30 all’ora sì, 30 e lode no, nemmeno per idea, perché il nuovo limite di velocità di 30 km/h approvato dalla giunta Sala per tutta la città a partire dal 2024 è tutto fuorché apprezzato all’unanimità. I giornali odierni, nei dorsi milanesi, riportano pareri e commenti inevitabilmente contrastanti, con statistiche che, peraltro, ognuno legge come gli pare. Di qua o di là. Libero sta di là, ma non tra i critici: tra i castigatori. L’anatema lo lancia Filippo Facci già dalla prima pagina e il titolo non è esattamente criptico: “La città dei 30 allora esiste già e fa schifo”, e si riferisce a quella “sempre più nevrotica e classista, dove i pendolari sono palesemente discriminati a vantaggio dei clan di benestanti che vivono in centro”, figure di cui il giornalista traccia sferzanti descrizioni idealtipiche. Dopo tutto, sostiene, “non c’è nessun dibattito. L'idea di una Milano a 30 all'ora sarebbe solo un’imposizione culturalmente aliena alla città che «corre»”. E ancora: “La verità è che nel «modello milanese» sono perlopiù i fighetti e i benestanti a usare la bicicletta: sono loro che possono permettersi di pedalare senza abbrutirsi sugli orridi mezzi pubblici che premono dalla periferia”.
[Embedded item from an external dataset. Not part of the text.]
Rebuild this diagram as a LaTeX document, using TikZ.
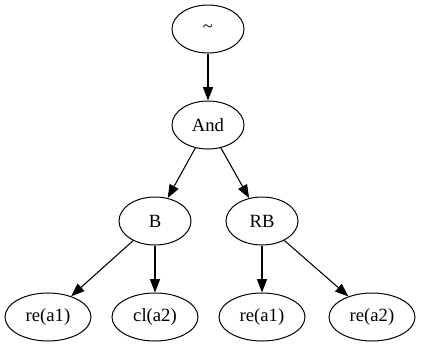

Su Domani l’opinione è diametralmente opposta e, per Davide Maria De Luca (titolo: “Il primo passo per una città a misura di umani”), “Milano si mette sulla scia di altre città italiane ed europee”, segnalando che “i difensori della norma ricordano che non ci sono prove per dire che il limite di 30 all’ora causerà ritardi negli spostamenti in automobile. Secondo diversi studi, la velocità media reale nei centri urbani è inferiore a 20 km/h e scende sotto i 10 nelle ore di punta”, mentre il Corriere della Sera ricorda che “stando ai dati Aci-Istat, oltre il 70 per cento degli incidenti in Italia avviene in ambito urbano e tra le prime tre cause in assoluto c’è l’eccesso di velocità, che provoca direttamente o in ogni caso aggrava gli effetti di scontri e investimenti, e che questi incidenti in ambito urbano provocano il 43,9 per cento dei morti e il 69,7 dei feriti”. Il dorso milanese di Repubblica, in un articolo di Simone Bianchin, raccoglie i pareri totalmente negativi dei tassisti (per Emilio Boccalini, vice presidente Taxi Blu 4040 e segretario generale del sindacato Satam, “Sarebbe l'inferno della mobilità”, mentre Alessandro Casotto, presidente di 8585, richiama l’attenzione sulle spese che aumenterebbero per i clienti: “Se rallentiamo dove è permesso andare a 50 km/h vuol dire che la corsa costa di più, ci vuole più tempo. Non mi sembra una scelta consona e ottimale”). Sempre l’articolo di Bianchin cita l’avvocato Domenico Musicco, presidente dell’Associazione vittime della strada, secondo il quale vanno bene le misure che possono incentivare riduzione traffico e l’incidentalità ma “non deve essere un provvedimento ideologico per fare cassa mettendo più autovelox”.
Nel suo podcast quotidiano, il direttore di Libero, Alessandro Sallusti, parla di “inutile omaggio alla demagogia” di una Milano del futuro “apripista e chiuditesta” pensata “per ricchi, possibilmente nullafacenti, sedentari, ossessionati dalla qualità della vita che farebbe un salto indietro di un paio di secoli”. Per il Giorno è “pura demagogia”, mentre Il Giornale intervista l’esperto di sicurezza stradale e consulente del Ministero dei trasporti Enrico Bonizzoli che la ritiene “una follia: rallenta il traffico, fa crescere l’inquinamento e peggiora la sicurezza stradale”.
Ancora da Repubblica un’intervista di Federica Venni a Luca Studer, responsabile del laboratorio Mobilità e trasporti del Politecnico, secondo il quale “nelle zone 30 è molto più semplice equilibrare la convivenza di tutti i tipi di mezzi e di mobilità”, e questo aspetto diminuirebbe la necessità di creare piste ciclabili. Chi a 30 va già è Parigi, e allora il quotidiano diretto da Maurizio Molinari ospita un intervento della corrispondente Anais Ginori che parla solo di un sostanziale “maquillage”: “La Ville Lumière si è convertita al ritmo lento da quasi un anno e mezzo ma la rivoluzione slow sul boulevard Beaumarchais, verso place de la Bastille, non si vede”. La battaglia della sindaca Anne Hidalgo non ha sortito effetti: “Cos’è cambiato? Poco, a parte la segnaletica stradale per avvertire gli automobilisti. Le prime rilevazioni mostrano un calo della velocità media di solo un chilometro orario”.